## What the task asks
Skip all pictures, then copy the lines from the start of the data through the line with "1306,1800 1306,1781 1357,1820", keeping both ends.

+ + + +

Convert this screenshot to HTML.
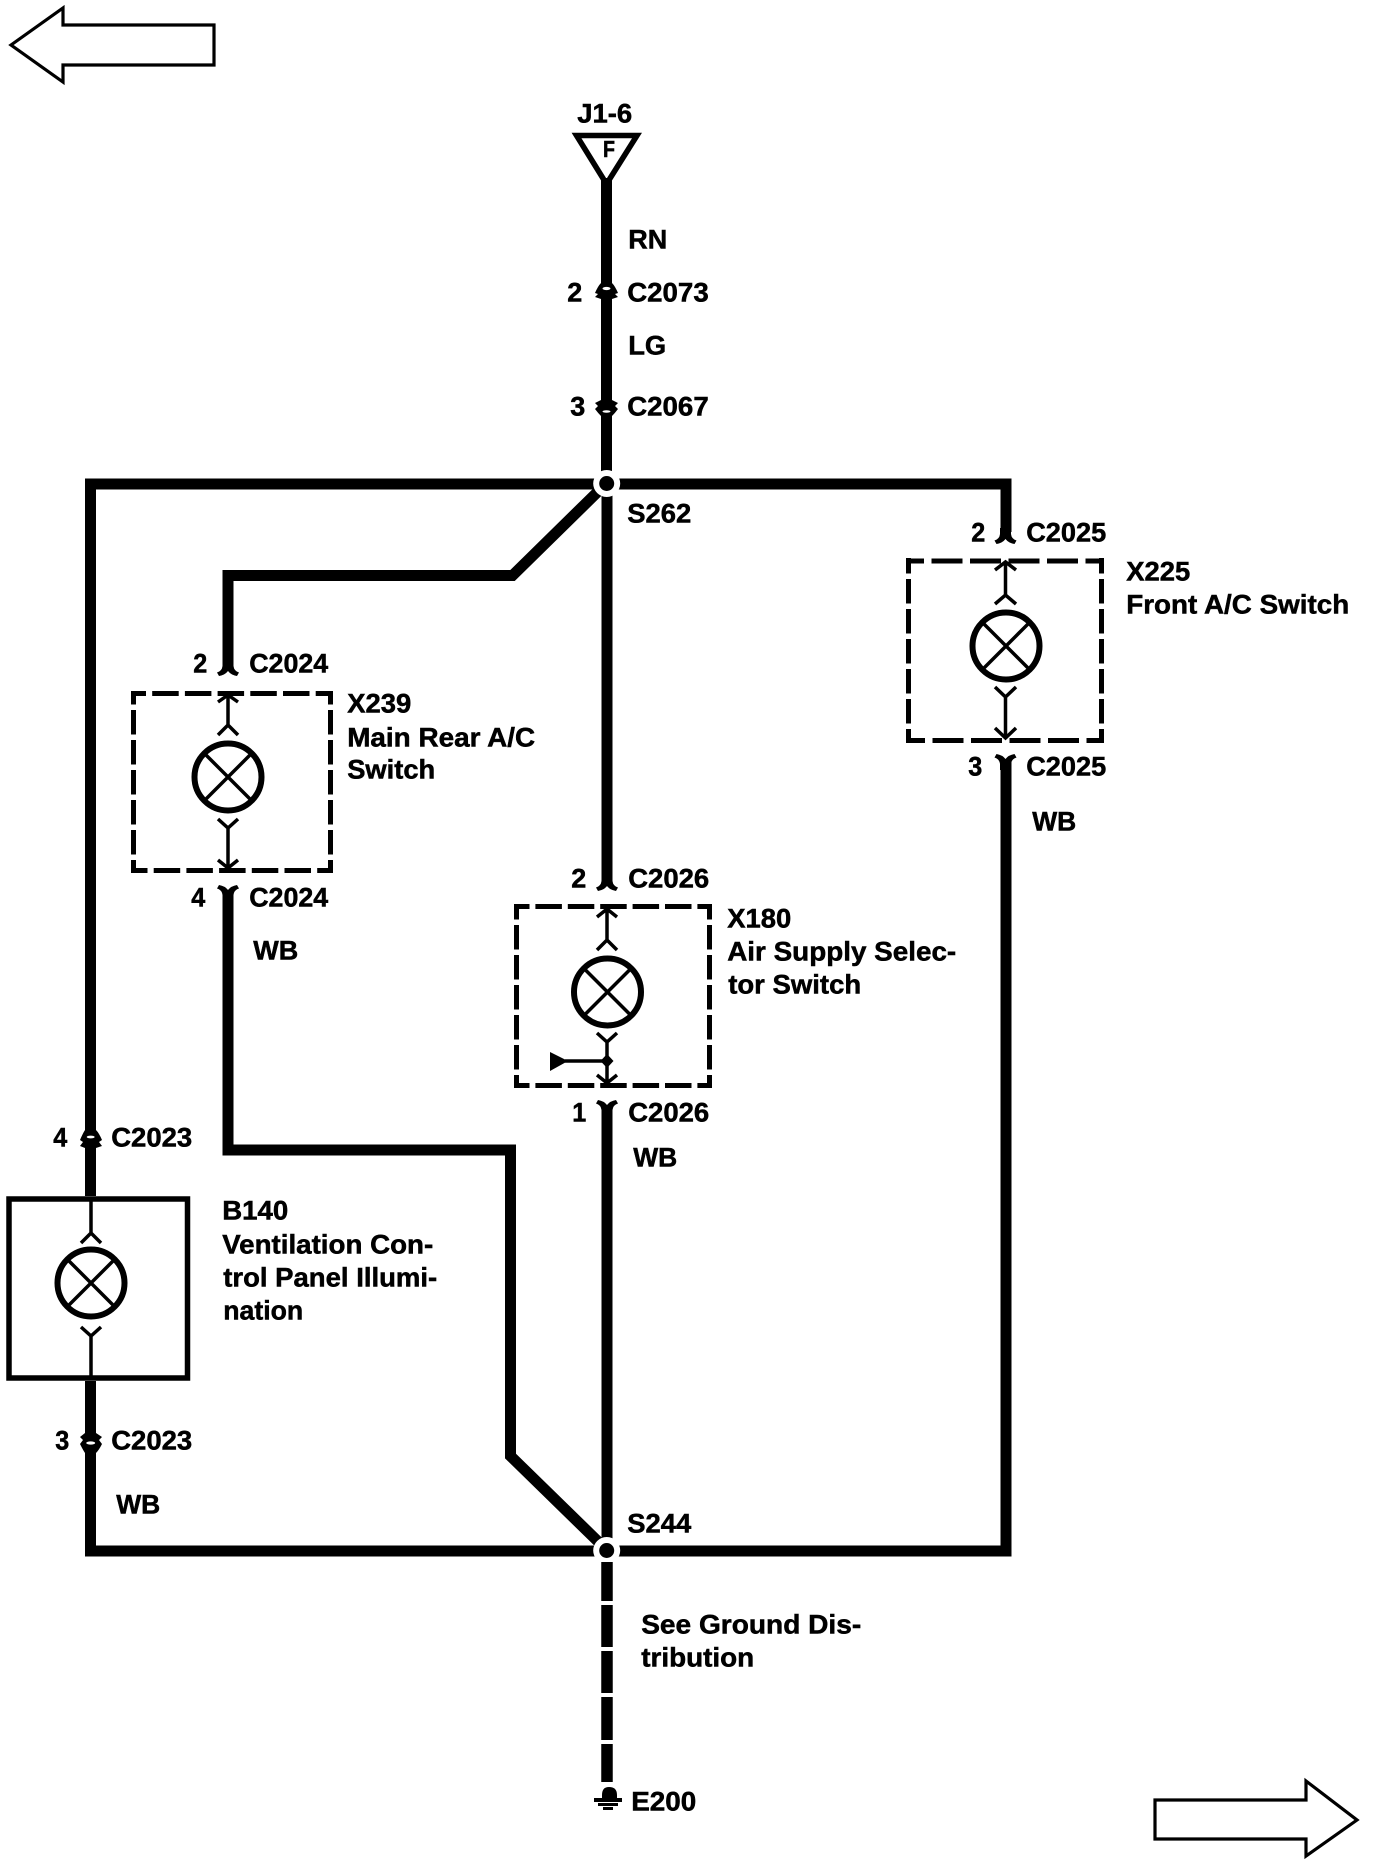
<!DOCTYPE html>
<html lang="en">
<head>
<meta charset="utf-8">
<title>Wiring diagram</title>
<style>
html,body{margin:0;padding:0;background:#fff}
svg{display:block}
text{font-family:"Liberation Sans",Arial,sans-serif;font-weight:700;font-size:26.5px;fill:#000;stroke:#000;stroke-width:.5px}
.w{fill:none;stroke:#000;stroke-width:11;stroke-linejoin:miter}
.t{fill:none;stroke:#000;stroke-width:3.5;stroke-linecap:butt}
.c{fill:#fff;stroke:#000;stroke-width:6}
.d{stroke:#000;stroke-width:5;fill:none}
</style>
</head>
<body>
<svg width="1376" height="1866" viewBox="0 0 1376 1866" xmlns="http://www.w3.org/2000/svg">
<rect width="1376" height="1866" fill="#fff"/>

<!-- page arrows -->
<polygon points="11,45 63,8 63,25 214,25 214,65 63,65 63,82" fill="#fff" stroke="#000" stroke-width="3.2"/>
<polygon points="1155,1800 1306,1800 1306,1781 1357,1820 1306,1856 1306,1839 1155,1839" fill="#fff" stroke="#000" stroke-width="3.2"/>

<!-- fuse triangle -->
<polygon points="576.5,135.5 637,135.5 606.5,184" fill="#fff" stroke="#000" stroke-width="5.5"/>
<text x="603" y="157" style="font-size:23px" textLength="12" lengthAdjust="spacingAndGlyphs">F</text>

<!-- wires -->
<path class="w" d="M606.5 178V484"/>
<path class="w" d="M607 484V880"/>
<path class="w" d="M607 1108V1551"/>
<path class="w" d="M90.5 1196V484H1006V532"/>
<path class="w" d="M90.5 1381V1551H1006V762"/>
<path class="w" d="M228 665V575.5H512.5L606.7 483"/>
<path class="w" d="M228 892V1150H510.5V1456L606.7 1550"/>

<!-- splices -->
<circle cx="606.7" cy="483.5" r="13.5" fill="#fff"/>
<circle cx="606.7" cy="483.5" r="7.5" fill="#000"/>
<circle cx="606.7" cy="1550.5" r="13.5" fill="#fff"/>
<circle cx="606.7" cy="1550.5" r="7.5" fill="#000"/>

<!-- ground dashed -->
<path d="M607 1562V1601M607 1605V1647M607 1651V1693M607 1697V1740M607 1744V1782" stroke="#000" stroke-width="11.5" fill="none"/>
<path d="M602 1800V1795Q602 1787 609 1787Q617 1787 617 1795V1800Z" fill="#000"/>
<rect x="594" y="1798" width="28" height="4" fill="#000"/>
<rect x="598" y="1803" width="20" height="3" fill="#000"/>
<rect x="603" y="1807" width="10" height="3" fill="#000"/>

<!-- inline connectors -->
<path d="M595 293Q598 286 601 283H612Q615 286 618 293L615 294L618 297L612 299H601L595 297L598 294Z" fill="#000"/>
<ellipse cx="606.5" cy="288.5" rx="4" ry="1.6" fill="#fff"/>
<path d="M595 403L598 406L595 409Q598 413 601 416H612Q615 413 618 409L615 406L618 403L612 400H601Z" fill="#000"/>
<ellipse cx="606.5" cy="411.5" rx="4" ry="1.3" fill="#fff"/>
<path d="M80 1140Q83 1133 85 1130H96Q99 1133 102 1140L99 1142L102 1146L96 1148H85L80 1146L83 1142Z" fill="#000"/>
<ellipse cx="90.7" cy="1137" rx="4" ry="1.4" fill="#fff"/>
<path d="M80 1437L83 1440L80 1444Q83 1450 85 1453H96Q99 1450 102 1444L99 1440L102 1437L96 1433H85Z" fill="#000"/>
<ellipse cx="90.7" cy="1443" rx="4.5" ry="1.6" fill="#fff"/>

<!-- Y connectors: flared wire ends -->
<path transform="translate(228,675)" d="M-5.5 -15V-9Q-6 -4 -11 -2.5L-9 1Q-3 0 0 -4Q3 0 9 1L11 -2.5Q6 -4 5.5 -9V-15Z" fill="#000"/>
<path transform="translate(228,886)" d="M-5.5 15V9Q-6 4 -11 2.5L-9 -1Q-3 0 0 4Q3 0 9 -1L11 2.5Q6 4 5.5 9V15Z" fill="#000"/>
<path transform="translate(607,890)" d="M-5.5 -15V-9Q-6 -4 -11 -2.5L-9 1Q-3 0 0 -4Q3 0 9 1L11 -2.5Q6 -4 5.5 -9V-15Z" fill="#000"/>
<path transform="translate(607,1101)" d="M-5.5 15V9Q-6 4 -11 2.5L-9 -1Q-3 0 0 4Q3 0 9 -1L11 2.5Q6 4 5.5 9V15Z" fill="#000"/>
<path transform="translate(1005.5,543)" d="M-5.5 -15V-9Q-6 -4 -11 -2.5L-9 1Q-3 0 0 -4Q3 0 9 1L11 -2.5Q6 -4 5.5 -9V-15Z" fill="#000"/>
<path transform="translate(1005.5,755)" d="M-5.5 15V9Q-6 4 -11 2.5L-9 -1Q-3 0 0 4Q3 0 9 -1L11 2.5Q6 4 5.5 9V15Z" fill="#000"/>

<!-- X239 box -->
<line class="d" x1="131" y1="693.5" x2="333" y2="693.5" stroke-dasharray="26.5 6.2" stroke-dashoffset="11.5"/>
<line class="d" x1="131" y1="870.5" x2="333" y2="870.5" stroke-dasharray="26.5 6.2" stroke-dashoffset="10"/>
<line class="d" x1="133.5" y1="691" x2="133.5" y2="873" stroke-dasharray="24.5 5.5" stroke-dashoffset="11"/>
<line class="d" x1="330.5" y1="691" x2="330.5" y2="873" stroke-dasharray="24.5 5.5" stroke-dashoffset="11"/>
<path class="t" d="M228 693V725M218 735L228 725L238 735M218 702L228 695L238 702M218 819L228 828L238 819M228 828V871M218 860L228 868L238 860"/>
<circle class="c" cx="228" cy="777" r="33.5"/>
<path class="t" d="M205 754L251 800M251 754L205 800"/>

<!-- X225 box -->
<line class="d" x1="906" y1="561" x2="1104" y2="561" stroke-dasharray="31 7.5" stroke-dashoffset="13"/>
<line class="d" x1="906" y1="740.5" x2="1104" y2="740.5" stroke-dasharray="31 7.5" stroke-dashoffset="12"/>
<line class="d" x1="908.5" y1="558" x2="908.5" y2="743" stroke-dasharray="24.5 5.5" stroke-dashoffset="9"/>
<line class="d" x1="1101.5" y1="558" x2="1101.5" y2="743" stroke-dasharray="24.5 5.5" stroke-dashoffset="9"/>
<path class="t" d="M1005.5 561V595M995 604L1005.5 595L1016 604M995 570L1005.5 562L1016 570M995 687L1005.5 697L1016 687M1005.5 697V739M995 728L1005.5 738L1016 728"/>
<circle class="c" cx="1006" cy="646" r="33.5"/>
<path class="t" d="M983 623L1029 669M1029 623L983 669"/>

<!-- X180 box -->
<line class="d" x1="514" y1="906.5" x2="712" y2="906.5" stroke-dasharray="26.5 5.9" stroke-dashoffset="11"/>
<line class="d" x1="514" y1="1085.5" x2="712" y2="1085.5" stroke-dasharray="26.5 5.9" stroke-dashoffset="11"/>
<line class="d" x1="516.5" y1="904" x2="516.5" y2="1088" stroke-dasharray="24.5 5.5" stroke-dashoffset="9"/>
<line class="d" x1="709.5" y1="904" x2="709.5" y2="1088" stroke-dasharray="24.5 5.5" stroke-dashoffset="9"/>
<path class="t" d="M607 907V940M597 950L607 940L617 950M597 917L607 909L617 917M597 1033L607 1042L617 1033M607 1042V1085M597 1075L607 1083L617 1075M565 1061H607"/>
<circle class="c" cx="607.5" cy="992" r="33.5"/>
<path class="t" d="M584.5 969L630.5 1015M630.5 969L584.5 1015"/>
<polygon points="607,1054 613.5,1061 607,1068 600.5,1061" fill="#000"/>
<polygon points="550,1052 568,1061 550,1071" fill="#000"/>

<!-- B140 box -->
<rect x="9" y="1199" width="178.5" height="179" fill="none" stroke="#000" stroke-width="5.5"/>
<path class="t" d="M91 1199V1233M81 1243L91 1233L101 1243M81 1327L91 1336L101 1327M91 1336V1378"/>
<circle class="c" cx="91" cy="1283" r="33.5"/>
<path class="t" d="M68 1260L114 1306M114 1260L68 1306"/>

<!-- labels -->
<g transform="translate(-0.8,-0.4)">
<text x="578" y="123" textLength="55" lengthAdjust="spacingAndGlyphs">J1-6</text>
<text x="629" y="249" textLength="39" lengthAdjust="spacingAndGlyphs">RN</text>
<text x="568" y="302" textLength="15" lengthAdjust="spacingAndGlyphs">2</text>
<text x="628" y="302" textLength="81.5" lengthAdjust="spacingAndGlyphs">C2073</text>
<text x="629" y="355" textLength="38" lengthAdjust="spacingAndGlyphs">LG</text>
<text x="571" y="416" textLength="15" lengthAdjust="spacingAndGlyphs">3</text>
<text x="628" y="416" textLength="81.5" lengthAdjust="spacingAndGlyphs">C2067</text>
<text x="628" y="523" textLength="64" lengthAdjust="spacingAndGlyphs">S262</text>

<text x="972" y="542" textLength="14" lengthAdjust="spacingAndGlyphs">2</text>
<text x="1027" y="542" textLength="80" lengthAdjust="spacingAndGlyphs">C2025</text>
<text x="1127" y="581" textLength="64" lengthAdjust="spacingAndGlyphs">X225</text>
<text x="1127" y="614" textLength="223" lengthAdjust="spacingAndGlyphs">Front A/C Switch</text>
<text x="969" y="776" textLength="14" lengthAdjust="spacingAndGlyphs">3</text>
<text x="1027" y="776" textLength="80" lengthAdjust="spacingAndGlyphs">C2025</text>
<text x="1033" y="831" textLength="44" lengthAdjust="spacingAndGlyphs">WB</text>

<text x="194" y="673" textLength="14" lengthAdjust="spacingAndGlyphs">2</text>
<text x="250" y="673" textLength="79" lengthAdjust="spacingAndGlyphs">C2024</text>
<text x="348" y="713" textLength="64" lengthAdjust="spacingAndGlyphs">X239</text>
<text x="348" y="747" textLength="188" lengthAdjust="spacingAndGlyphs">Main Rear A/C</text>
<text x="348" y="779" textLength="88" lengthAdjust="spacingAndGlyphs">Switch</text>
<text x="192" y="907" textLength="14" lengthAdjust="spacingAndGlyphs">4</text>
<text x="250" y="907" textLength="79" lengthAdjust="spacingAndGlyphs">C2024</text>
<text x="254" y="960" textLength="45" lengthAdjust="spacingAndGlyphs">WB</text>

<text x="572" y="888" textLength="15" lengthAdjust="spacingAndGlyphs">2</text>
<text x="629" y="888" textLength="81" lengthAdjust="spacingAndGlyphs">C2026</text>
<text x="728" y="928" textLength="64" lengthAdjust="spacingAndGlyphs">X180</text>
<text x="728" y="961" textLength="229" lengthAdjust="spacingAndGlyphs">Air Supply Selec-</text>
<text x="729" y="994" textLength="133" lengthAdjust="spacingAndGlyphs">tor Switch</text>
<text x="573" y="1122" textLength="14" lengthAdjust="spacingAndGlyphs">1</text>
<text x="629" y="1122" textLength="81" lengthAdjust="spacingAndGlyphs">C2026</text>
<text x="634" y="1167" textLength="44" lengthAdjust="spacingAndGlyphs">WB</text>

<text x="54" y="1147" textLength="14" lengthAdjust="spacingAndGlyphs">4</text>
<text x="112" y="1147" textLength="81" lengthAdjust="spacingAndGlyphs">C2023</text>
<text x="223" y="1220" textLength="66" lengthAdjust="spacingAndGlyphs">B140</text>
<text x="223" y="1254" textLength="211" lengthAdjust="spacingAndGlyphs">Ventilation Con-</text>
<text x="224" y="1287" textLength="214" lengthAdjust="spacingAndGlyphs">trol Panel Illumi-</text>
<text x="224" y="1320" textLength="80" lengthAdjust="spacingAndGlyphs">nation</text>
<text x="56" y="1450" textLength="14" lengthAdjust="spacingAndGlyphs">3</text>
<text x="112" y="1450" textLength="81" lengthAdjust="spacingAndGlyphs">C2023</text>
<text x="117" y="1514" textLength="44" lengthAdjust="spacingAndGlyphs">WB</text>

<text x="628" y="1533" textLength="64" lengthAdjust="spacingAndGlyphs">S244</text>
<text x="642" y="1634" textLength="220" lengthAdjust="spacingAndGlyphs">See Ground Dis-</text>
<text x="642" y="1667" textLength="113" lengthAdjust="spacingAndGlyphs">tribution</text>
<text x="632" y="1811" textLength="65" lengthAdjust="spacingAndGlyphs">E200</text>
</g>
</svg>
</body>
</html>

+ + + +

## Solved exercise
Convert this screenshot to HTML.
<!DOCTYPE html>
<html lang="en">
<head>
<meta charset="utf-8">
<title>Wiring diagram</title>
<style>
html,body{margin:0;padding:0;background:#fff}
svg{display:block}
text{font-family:"Liberation Sans",Arial,sans-serif;font-weight:700;font-size:26.5px;fill:#000;stroke:#000;stroke-width:.5px}
.w{fill:none;stroke:#000;stroke-width:11;stroke-linejoin:miter}
.t{fill:none;stroke:#000;stroke-width:3.5;stroke-linecap:butt}
.c{fill:#fff;stroke:#000;stroke-width:6}
.d{stroke:#000;stroke-width:5;fill:none}
</style>
</head>
<body>
<svg width="1376" height="1866" viewBox="0 0 1376 1866" xmlns="http://www.w3.org/2000/svg">
<rect width="1376" height="1866" fill="#fff"/>

<!-- page arrows -->
<polygon points="11,45 63,8 63,25 214,25 214,65 63,65 63,82" fill="#fff" stroke="#000" stroke-width="3.2"/>
<polygon points="1155,1800 1306,1800 1306,1781 1357,1820 1306,1856 1306,1839 1155,1839" fill="#fff" stroke="#000" stroke-width="3.2"/>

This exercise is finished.